Past Exhibitions
Treasures from Moscow: Icons from the Andrey Rublev Museum
October 23, 2010—February 19, 2011
Treasures from Moscow: Icons from the Andrey Rublev Museum
October 23, 2010—February 19, 2011
A stunning, major exhibition of 37 paintings and artifacts from Moscow’s Andrey Rublev Museum—most never shown before in the U.S. The Andrey Rublev Museum, located in the historic Spaso-Andronikov Monastery, is home to one of Russia’s most prominent collections of icons and is named after the legendary icon painter Andrey Rublev.
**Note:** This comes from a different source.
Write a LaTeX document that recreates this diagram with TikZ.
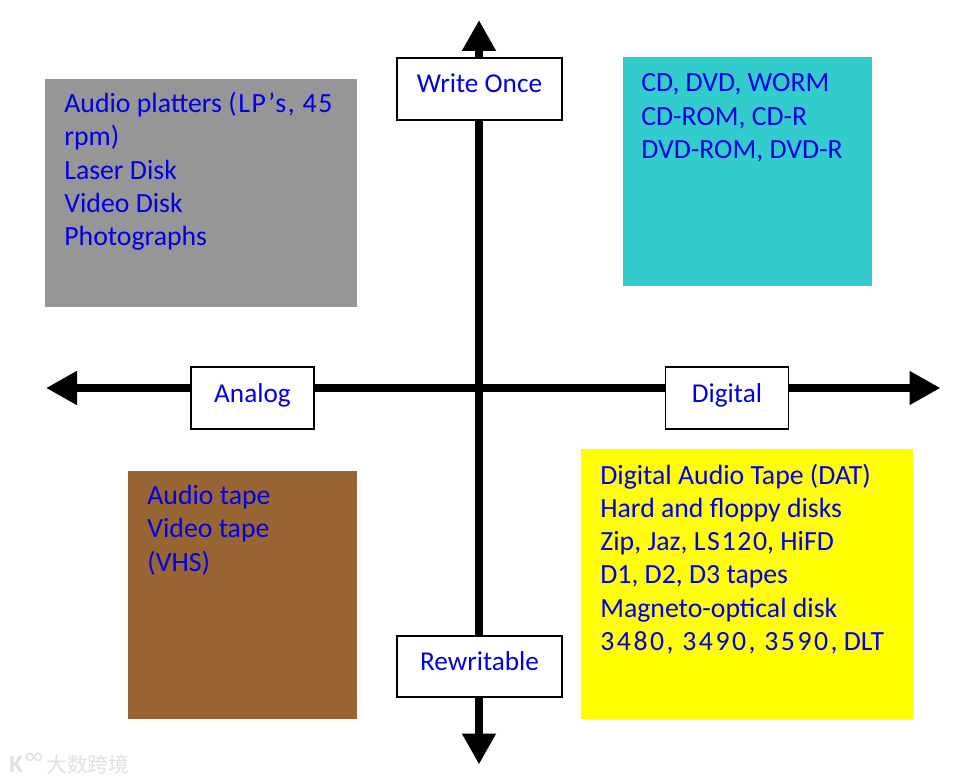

Like Michelangelo, his Italian Renaissance counterpart of a few decades later, Andrey Rublev is considered to be the greatest fresco painter of his era – as well as the greatest painter of Russian Orthodox icons. Born in the 1360s, his art combined the two traditions of austere asceticism and Byzantine mannerism, rocketing his charismatic style to stardom as the ideal of church painting and iconography. He died at Spaso-Andronikov Monastery, where he painted his last work, the frescoes of the Cathedral of the Transfiguration of the Saviour, built sometime between 1410 and 1427.
Perhaps the most dramatic showstopper in the exhibition is the monumental, 57” x 46”, Old Testament Trinity, (above) circa late 15th – early 16th century, originating from the Trinity Church of the village of Magic Mountain of the Uglich region, Yaroslavl area. The subject matter of the icon is based on Chapter XVIII of the Book of Genesis, which describes how God appeared to Abraham in the form of three traveling angels. The icon’s composition in many ways strongly resembles the famous image painted by Andrey Rublev around 1409-1425 as a church image in the Trinity Cathedral of the Troitse-Sergiev Monastery.